DATA SEGMENT

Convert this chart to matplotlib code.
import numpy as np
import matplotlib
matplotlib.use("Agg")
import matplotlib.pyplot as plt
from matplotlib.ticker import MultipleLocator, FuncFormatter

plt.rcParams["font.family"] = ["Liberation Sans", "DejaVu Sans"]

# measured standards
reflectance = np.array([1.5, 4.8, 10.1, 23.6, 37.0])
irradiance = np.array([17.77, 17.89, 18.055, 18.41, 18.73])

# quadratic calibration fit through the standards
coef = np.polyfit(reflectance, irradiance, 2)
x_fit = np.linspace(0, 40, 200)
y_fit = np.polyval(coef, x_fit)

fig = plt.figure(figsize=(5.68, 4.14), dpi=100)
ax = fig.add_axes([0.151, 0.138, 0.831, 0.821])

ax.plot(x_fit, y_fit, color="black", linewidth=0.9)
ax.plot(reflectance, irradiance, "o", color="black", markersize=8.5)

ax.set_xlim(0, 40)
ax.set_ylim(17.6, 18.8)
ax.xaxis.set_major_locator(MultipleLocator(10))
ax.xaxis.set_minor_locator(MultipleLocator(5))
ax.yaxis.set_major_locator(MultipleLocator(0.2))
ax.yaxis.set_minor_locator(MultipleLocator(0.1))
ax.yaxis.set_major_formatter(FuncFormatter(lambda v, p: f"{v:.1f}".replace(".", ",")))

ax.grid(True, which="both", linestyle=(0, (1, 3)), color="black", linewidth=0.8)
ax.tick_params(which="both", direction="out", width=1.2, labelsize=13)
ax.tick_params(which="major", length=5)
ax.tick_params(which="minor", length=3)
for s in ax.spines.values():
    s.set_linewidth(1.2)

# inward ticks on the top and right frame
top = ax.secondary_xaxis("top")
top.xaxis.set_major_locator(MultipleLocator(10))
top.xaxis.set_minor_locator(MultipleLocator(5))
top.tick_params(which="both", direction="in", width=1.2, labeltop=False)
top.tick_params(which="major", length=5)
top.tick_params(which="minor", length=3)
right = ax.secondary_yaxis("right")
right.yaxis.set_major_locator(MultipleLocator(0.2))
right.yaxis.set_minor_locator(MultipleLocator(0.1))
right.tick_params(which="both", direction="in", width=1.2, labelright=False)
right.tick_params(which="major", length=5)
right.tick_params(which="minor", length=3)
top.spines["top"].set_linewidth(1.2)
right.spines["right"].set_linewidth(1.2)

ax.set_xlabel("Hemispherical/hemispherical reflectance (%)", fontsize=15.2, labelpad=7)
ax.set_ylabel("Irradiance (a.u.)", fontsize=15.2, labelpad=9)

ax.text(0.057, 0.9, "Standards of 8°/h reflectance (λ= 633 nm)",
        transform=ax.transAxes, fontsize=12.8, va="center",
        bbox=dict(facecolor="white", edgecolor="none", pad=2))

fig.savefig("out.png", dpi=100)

WHAT THE TASK ASKS
Restate the whole of the material exactly.

SOLUTION FOR THIS TASK
Convert this chart to matplotlib code.
import numpy as np
import matplotlib
matplotlib.use("Agg")
import matplotlib.pyplot as plt
from matplotlib.ticker import MultipleLocator, FuncFormatter

plt.rcParams["font.family"] = ["Liberation Sans", "DejaVu Sans"]

# measured standards
reflectance = np.array([1.5, 4.8, 10.1, 23.6, 37.0])
irradiance = np.array([17.77, 17.89, 18.055, 18.41, 18.73])

# quadratic calibration fit through the standards
coef = np.polyfit(reflectance, irradiance, 2)
x_fit = np.linspace(0, 40, 200)
y_fit = np.polyval(coef, x_fit)

fig = plt.figure(figsize=(5.68, 4.14), dpi=100)
ax = fig.add_axes([0.151, 0.138, 0.831, 0.821])

ax.plot(x_fit, y_fit, color="black", linewidth=0.9)
ax.plot(reflectance, irradiance, "o", color="black", markersize=8.5)

ax.set_xlim(0, 40)
ax.set_ylim(17.6, 18.8)
ax.xaxis.set_major_locator(MultipleLocator(10))
ax.xaxis.set_minor_locator(MultipleLocator(5))
ax.yaxis.set_major_locator(MultipleLocator(0.2))
ax.yaxis.set_minor_locator(MultipleLocator(0.1))
ax.yaxis.set_major_formatter(FuncFormatter(lambda v, p: f"{v:.1f}".replace(".", ",")))

ax.grid(True, which="both", linestyle=(0, (1, 3)), color="black", linewidth=0.8)
ax.tick_params(which="both", direction="out", width=1.2, labelsize=13)
ax.tick_params(which="major", length=5)
ax.tick_params(which="minor", length=3)
for s in ax.spines.values():
    s.set_linewidth(1.2)

# inward ticks on the top and right frame
top = ax.secondary_xaxis("top")
top.xaxis.set_major_locator(MultipleLocator(10))
top.xaxis.set_minor_locator(MultipleLocator(5))
top.tick_params(which="both", direction="in", width=1.2, labeltop=False)
top.tick_params(which="major", length=5)
top.tick_params(which="minor", length=3)
right = ax.secondary_yaxis("right")
right.yaxis.set_major_locator(MultipleLocator(0.2))
right.yaxis.set_minor_locator(MultipleLocator(0.1))
right.tick_params(which="both", direction="in", width=1.2, labelright=False)
right.tick_params(which="major", length=5)
right.tick_params(which="minor", length=3)
top.spines["top"].set_linewidth(1.2)
right.spines["right"].set_linewidth(1.2)

ax.set_xlabel("Hemispherical/hemispherical reflectance (%)", fontsize=15.2, labelpad=7)
ax.set_ylabel("Irradiance (a.u.)", fontsize=15.2, labelpad=9)

ax.text(0.057, 0.9, "Standards of 8°/h reflectance (λ= 633 nm)",
        transform=ax.transAxes, fontsize=12.8, va="center",
        bbox=dict(facecolor="white", edgecolor="none", pad=2))

fig.savefig("out.png", dpi=100)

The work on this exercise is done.